The "short-termist" critique has had something of a revival owing to the obsessive focus by stock markets on single measures of profitability (notably a fad known inaccurately as "shareholder value"). There is little evidence, however, that the collaborative capitalism of continental Europe has performed better in recent years in allocating capital to productive uses.
In this context, critics of financial capitalism need a better understanding of the role of the newer investment institutions. In particular, hedge funds (otherwise known as absolute return funds) have become the focus of a powerful new mythology. Hedge funds use investment techniques such as short-selling (borrowing stock and selling it in the hope that a profit can be made by buying it back later at a lower price) and leverage (using borrowed funds) to boost returns and manage risk. They became entrenched in the popular imagination through two major events. The first was the profit made by George Soros's funds in 1992 when betting on the imminent departure of sterling from the European exchange rate mechanism. The second was the huge leveraged bets taken by one hedge fund, the inaptly named Long-Term Capital Management (LTCM), in 1998; these precipitated a rescue scheme by the commercial banks, orchestrated by the Federal Reserve, in order to defuse a systemic financial risk.
Yet the mythology of arrogant, unaccountable and unstable forces in the capital markets is mistaken. Soros made large profits because public policy itself was incoherent. And there is a plausible argument that the US monetary authorities overreacted to the LTCM debacle, and that merely allowing commercial banks to absorb LTCM's trading positions into their proprietary trading books, rather than arranging a full-blown rescue, would have been an effective recourse.

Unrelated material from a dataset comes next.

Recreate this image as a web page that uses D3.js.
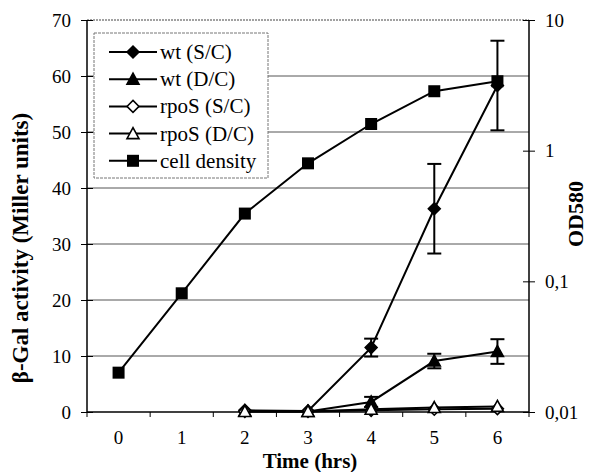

The most important reason for welcoming the activities of absolute-return funds is that they help break open the cosier aspects of finance capitalism. They are often accused of being disruptive speculative vehicles, but there is evidence that they are in a better position to take a contrary view of market fashions than pension funds or unit trusts that are measured against the performance of a benchmark (such as a stock market index). They may thereby narrow the gap between speculative prices and intrinsic values. Being able to sell short in principle makes the returns of a fund uncorrelated with the overall stock market, thereby adding a valuable element of diversification to an investment portfolio. There are regulatory challenges posed by hedge funds, particularly the concern that some institutions may not have the means to monitor the credit risk of their exposure to hedge fund clients. But overall, hedge funds help financial markets to operate as they ought to. They assist the efficient allocation of capital and the management of risk. They make a profit to the extent that they provide this useful service; in doing so they allow society to become richer. For all their faults, speculative markets do the job better than any conceivable alternative. Those who make a living from them may not all be philanthropists, but they are a deceptively progressive social force.